Posted Apr 28, 2010, 1:36 pm
The University of Arizona Poetry Center announced today that it received a $49,000 grant from the National Endowment for the Humanities to further develop its extensive audio/video collection.
The audio and video holdings are among the rarest materials in the Poetry Center’s collection of contemporary poetry. The center provides on-site access to its archive through a proprietary database and storage system, but the NEH will radically expand the collection's accessibility.
According to Executive Director Gail Browne, "The recordings capture historic readings by many of the most important writers of the past 50 years. Scholars can hear authors discuss their own works and often hear early versions of works-in-progress. Poetry lovers can hear favorite poems in the poet’s own voice."
In the first development stage, the NEH grant will fund a web-accessible interface, enabling the Poetry Center to offer direct, online access to the collection from anywhere in the world.
Later stages to be implemented by the technical experts include enhancing the application’s metadata and search tool functionality to increase the collection’s value to scholars, and also to develop a user-comment module for poets, scholars, and the public to share and store their knowledge about the collection’s contents.

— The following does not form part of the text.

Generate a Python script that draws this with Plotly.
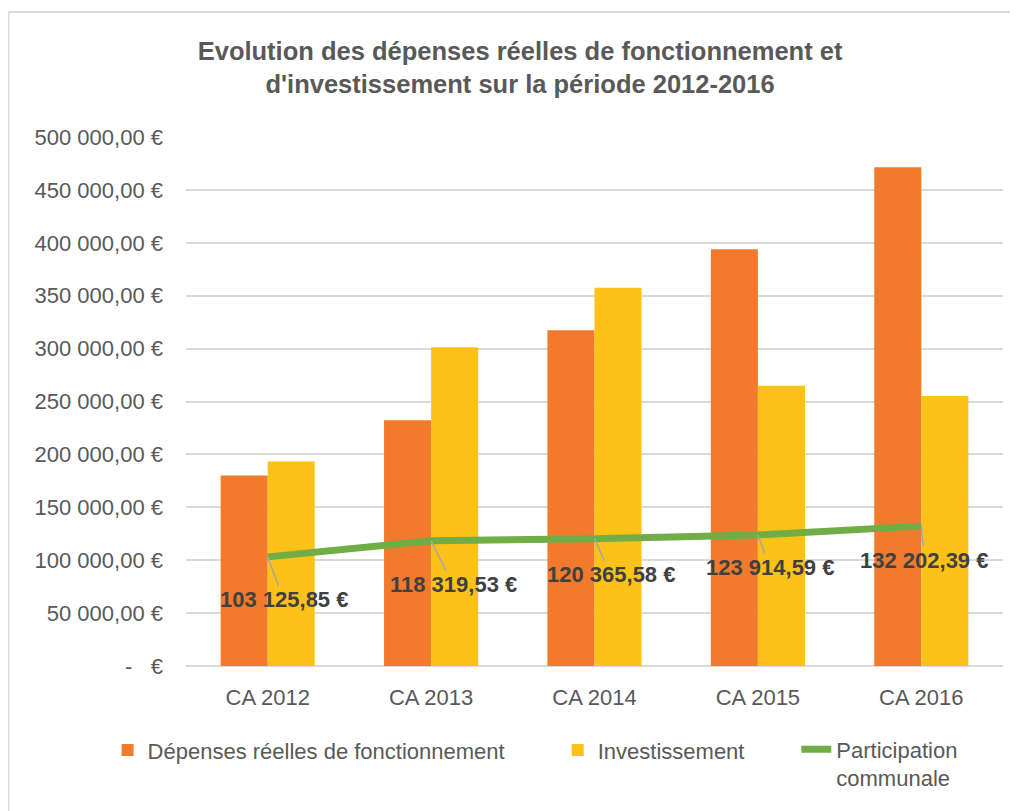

The online component will be available in the fall of 2010, in conjunction with the Poetry Center’s 50th Anniversary celebration
James A. Leach, Chairman of the National Endowment for the Humanities, designated the Poetry Center’s Audio/Video project as a "We the People" project. "We the People" initiatives encourage and support projects that “explore significant events and themes in our nation’s history and culture and that advance knowledge of the principles that define America.”
The grant will be administered by Hale Thomas-Hilburn, a research computing specialist for the University of Arizona’s College of Humanities, in collaboration with Poetry Center senior librarian Rodney Phillips and executive director Browne. Jesse Roberts, an information systems architect, analyst and developer with Boeing, will serve as the lead developer.